(DESCRIPTION OF THE TASK) Count how many lines hold the string "diagram", and give only that number.

-.-.-

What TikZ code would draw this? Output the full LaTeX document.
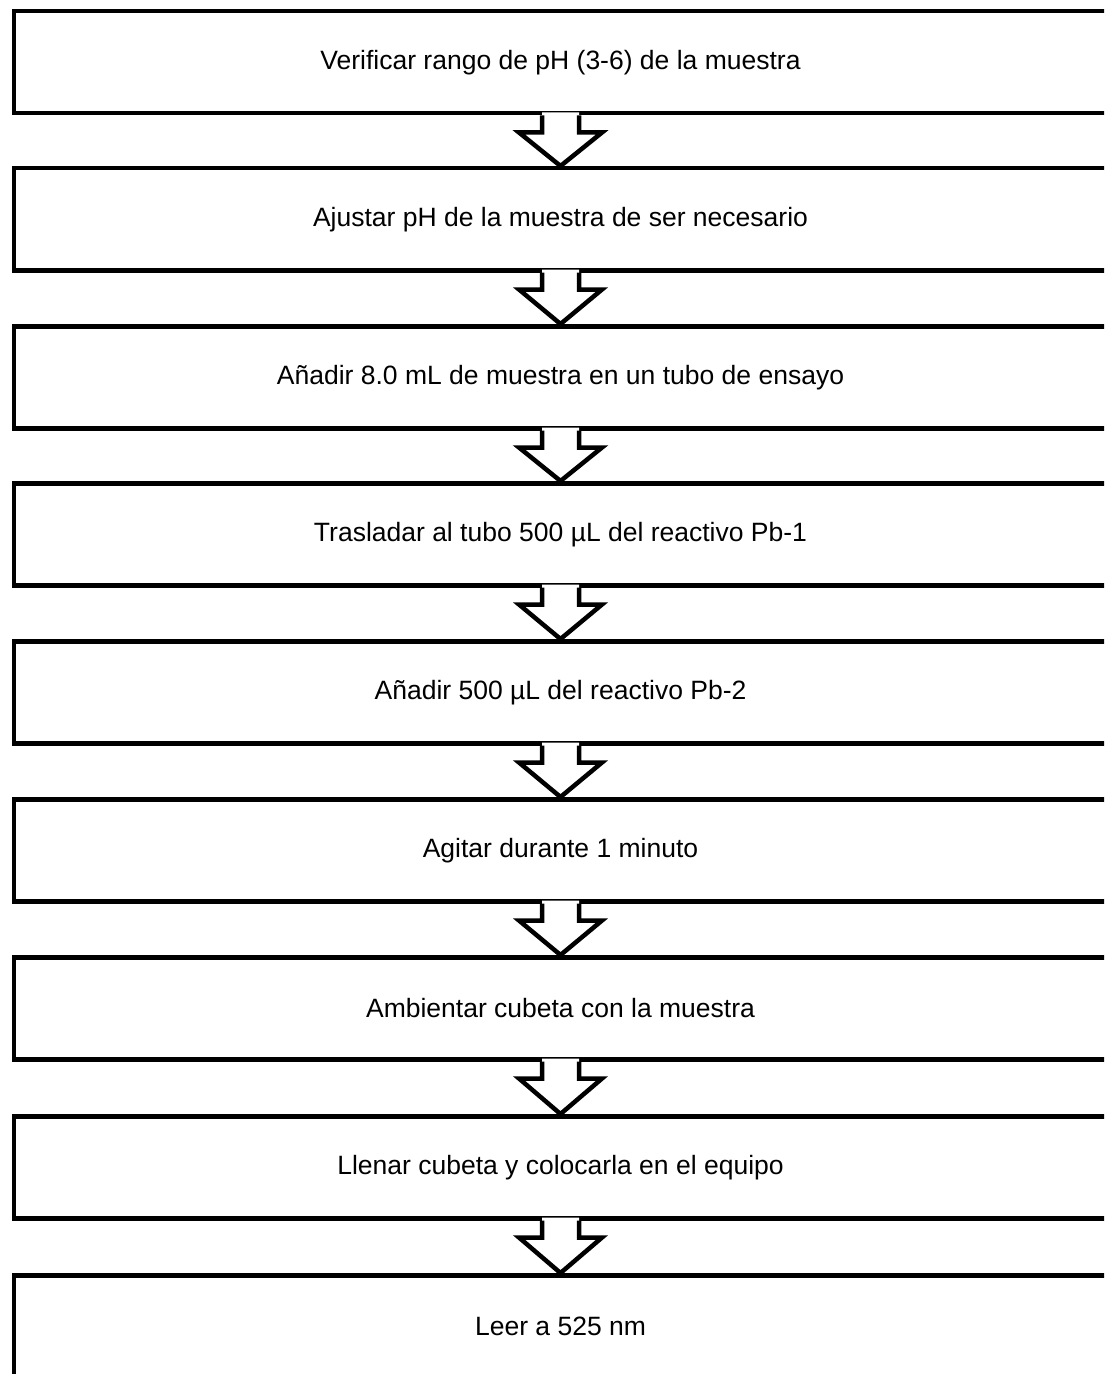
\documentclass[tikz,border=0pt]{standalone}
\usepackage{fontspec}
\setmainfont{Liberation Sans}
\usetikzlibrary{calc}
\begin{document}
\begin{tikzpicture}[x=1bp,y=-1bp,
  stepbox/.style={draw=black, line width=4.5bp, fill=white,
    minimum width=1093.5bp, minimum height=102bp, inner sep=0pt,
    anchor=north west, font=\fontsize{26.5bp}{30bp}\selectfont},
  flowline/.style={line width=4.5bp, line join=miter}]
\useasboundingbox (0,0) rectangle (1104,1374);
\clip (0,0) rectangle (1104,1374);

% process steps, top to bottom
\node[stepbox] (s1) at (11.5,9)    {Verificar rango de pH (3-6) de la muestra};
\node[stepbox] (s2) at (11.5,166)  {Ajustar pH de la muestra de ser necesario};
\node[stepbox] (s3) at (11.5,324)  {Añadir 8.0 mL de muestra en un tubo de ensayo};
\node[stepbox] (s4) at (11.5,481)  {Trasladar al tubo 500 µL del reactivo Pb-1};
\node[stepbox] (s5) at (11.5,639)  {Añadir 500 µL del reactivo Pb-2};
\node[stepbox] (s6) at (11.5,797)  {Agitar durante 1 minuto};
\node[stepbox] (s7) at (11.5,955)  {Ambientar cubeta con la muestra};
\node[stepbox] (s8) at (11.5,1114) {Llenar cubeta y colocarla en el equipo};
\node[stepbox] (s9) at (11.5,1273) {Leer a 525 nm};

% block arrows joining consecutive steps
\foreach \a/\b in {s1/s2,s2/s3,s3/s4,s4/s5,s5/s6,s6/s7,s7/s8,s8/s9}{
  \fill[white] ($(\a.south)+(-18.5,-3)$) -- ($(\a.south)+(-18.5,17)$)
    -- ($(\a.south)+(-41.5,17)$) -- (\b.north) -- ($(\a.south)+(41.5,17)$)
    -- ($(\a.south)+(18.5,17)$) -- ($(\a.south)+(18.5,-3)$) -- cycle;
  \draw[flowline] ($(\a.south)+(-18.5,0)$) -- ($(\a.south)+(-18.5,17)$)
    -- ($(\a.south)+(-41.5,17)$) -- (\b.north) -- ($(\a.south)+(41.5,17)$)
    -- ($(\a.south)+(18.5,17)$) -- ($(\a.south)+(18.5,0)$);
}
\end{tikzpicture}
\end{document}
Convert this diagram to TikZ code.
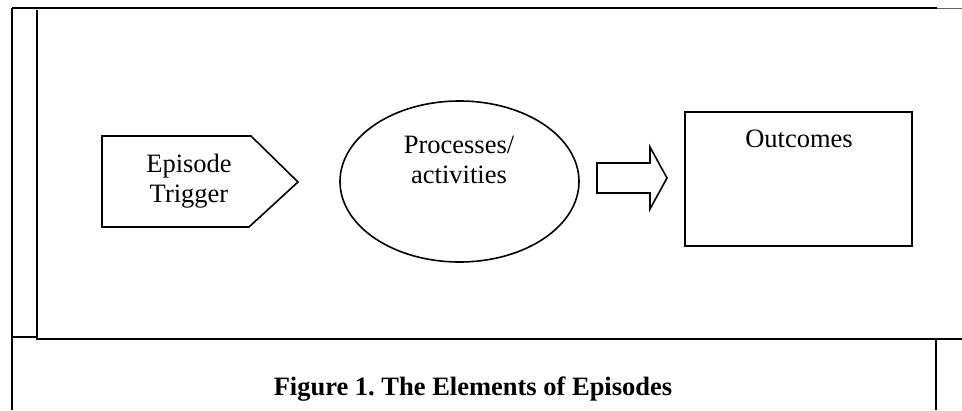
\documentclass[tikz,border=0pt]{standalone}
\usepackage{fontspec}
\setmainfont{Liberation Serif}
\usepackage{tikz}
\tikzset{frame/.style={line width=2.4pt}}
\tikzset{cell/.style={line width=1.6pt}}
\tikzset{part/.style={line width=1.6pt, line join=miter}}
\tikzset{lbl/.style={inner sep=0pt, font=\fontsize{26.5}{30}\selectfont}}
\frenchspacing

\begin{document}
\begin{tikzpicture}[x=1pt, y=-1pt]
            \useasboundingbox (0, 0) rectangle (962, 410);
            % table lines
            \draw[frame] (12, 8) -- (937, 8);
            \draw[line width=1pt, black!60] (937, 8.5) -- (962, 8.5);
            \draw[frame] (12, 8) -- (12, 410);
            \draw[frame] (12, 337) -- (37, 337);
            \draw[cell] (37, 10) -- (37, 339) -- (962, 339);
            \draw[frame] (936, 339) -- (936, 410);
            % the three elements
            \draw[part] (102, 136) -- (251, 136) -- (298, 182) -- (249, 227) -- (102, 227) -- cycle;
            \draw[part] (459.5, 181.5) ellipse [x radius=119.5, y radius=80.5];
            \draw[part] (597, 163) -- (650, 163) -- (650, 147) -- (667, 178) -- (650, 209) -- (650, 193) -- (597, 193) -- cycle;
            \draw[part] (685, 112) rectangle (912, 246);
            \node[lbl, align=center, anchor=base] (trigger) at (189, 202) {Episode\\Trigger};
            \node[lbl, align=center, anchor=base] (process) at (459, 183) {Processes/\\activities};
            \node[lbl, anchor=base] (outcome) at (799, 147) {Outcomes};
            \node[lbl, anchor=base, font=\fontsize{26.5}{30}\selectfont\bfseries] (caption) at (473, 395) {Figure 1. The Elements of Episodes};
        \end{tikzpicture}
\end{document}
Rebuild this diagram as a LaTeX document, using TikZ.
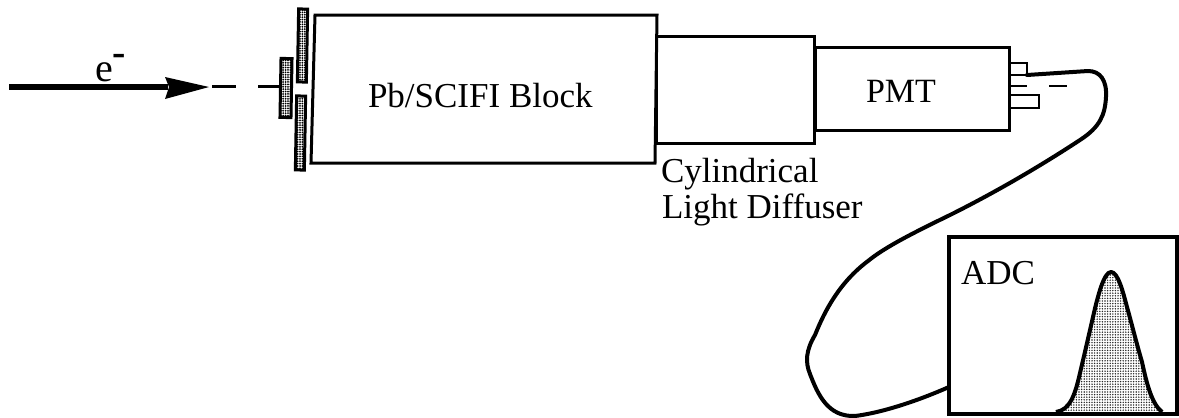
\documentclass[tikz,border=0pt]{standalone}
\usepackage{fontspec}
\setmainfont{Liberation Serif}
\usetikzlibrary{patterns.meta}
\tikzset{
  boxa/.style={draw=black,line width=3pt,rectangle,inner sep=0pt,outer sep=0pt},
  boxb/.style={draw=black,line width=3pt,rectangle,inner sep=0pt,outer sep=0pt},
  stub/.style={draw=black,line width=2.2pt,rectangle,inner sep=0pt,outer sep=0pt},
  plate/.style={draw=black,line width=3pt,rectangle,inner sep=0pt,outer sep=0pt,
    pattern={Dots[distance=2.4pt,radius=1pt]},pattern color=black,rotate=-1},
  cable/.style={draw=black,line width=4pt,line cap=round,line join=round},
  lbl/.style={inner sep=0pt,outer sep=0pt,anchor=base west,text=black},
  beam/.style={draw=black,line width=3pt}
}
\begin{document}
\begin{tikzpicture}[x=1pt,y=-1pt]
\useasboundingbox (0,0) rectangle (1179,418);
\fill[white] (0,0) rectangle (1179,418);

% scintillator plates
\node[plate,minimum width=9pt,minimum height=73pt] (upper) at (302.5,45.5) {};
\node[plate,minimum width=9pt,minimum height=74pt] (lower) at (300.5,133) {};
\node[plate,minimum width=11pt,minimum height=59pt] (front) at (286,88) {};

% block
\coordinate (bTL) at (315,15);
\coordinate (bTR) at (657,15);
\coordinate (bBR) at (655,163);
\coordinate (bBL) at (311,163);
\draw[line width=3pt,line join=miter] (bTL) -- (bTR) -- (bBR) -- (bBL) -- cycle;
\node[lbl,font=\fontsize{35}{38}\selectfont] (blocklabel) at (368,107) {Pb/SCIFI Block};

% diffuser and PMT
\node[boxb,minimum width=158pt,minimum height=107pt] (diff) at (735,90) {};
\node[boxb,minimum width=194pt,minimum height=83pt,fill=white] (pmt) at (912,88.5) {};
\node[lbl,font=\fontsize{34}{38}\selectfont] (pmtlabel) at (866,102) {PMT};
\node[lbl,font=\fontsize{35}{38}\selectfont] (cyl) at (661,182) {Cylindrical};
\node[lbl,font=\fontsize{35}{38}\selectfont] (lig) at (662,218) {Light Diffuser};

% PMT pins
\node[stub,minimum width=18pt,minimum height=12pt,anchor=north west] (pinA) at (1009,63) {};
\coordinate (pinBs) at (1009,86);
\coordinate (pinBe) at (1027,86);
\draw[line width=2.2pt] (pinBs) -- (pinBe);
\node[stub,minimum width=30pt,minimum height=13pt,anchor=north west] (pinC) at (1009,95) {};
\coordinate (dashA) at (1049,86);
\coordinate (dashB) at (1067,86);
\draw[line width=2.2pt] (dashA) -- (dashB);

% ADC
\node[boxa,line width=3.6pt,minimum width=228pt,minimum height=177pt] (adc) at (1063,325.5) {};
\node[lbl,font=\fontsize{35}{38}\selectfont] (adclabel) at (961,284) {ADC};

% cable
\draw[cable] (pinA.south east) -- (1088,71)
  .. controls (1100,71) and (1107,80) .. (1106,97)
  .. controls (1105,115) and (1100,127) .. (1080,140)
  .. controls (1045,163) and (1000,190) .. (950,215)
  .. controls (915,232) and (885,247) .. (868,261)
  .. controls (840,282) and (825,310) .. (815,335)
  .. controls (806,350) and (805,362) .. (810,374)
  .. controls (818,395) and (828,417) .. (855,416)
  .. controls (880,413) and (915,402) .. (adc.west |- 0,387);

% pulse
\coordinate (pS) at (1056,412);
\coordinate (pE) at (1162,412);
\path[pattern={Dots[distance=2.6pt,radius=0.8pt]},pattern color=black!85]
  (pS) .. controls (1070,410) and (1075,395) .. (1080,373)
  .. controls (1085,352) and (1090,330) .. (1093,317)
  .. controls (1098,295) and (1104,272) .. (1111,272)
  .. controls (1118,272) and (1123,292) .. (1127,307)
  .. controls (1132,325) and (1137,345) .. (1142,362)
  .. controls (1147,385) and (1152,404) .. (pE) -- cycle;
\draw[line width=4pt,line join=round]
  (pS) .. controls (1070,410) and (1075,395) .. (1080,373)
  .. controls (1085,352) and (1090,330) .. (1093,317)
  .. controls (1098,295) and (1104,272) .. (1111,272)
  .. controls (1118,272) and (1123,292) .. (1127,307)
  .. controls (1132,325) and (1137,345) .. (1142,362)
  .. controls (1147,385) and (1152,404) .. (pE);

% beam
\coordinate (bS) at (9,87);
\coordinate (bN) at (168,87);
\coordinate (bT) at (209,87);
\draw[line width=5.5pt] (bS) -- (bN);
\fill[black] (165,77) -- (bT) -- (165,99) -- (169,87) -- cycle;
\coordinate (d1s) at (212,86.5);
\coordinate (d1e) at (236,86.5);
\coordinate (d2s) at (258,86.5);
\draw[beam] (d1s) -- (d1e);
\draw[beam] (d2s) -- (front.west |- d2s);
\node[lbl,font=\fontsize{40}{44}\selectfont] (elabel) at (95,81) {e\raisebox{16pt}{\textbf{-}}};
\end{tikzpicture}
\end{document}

-.-.-

(EXERCISE OUTPUT) 2